Accordingly, the minority shareholders were awarded no monetary compensation and no changes were made to the transactions with their shares or the ensuing merger.

Conclusion

Protection of Minority Rights
It is sometimes argued that a pragmatic view should be taken when considering whether certain formal requirements have been met to the extent relevant legislation leaves room for interpretation. In the case at hand, the bank could possibly have cancelled its treasury shares or disposed of them, thus eliminating the issue resulting in the court case.

This approach, however, tends to collide with the views of the courts, who are generally very concerned with ensuring that no intensive interventions are made in the rights of minority shareholders and other rights relating to property rights, unless such interventions are firmly based on relevant sources of law, see for example the now famous decision by the Eastern High Court in the matter of the compulsory redemption of shareholders in the Danish telephone company TDC. Case law in other areas demonstrates that this view is also held in other aspects of Danish law outside of the area of company law.

Compulsory Redemption under the Danish Financial Business Act
The Supreme Court has rejected that the preparatory works to the Danish Companies Act of 2009 can be used to interpret the intentions of the compulsory redemption provisions of the Danish Financial Business Act introduced in 1998.

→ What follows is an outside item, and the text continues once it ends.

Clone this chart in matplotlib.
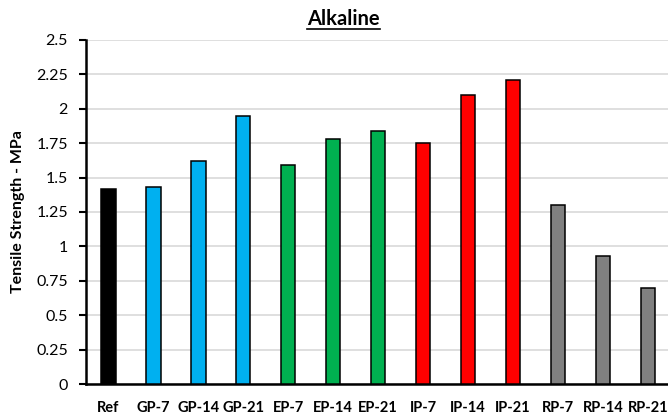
import matplotlib.pyplot as plt

plt.rcParams['font.family'] = ['Lato', 'DejaVu Sans']

categories = ['Ref', 'GP-7', 'GP-14', 'GP-21', 'EP-7', 'EP-14', 'EP-21',
              'IP-7', 'IP-14', 'IP-21', 'RP-7', 'RP-14', 'RP-21']
values = [1.42, 1.43, 1.62, 1.95, 1.59, 1.78, 1.84, 1.75, 2.10, 2.21, 1.30, 0.93, 0.70]
colors = ['#000000'] + ['#00B0F0'] * 3 + ['#00B050'] * 3 + ['#FF0000'] * 3 + ['#808080'] * 3
y_ticks = [0, 0.25, 0.5, 0.75, 1, 1.25, 1.5, 1.75, 2, 2.25, 2.5]
y_labels = ['0', '0.25', '0.5', '0.75', '1', '1.25', '1.5', '1.75', '2', '2.25', '2.5']

fig = plt.figure(figsize=(6.68, 4.2), dpi=100)
ax = fig.add_axes([0.1287, 0.0857, 0.8713, 0.8191])

x = range(len(categories))
ax.bar(x, values, width=0.32, color=colors, edgecolor='black', linewidth=1.1, zorder=3)

ax.set_xlim(-0.5, 12.45)
ax.set_ylim(0, 2.5)
ax.set_yticks(y_ticks)
ax.set_yticklabels(y_labels, fontsize=11.5)
ax.set_xticks(list(x))
ax.set_xticklabels(categories, fontsize=10.5, fontweight='bold')
ax.tick_params(axis='x', length=0, pad=12)
ax.tick_params(axis='y', direction='out', length=5, width=1.5, pad=8)

ax.grid(axis='y', color='#D9D9D9', linewidth=1.2, zorder=0)
for s in ['top', 'right']:
    ax.spines[s].set_visible(False)
ax.spines['left'].set_linewidth(1.8)
ax.spines['bottom'].set_linewidth(1.8)

ax.set_ylabel('Tensile Strength - MPa', fontsize=11.5, fontweight='bold', labelpad=8)
fig.text(0.514, 0.955, 'Alkaline', ha='center', va='center', fontsize=14.5, fontweight='bold')
fig.add_artist(plt.Line2D([0.459, 0.569], [0.932, 0.932], color='black', linewidth=1.2))

fig.savefig('out.png', dpi=100)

Accordingly, any future compulsory redemption will need to comply with the strict 70% ownership requirement set by the Supreme Court, which will possibly require a cancellation of treasury shares in order to meet said requirement.

Compulsory Redemption under the Danish Companies Act of 2009
The preparatory works to the Danish Companies Act assume that treasury shares should be excluded when calculating the total number of shares issued by a company for the purposes of the general compulsory redemption provisions requiring a 90% ownership. It appears from the preparatory works that this statement is based on an assumption that exclusion of treasury shares in this connection is a principle of Danish company law already applicable prior to the passing of the Danish Companies Act.

However, the Eastern High Court and the majority of the Supreme Court found that no such general principle applies.

It will remain to be seen whether this case will result in changes to the Financial Business Act or the Companies Act. Until such time, a cautious approach will likely be taken with respect to the exclusion of treasury shares in similar transactions.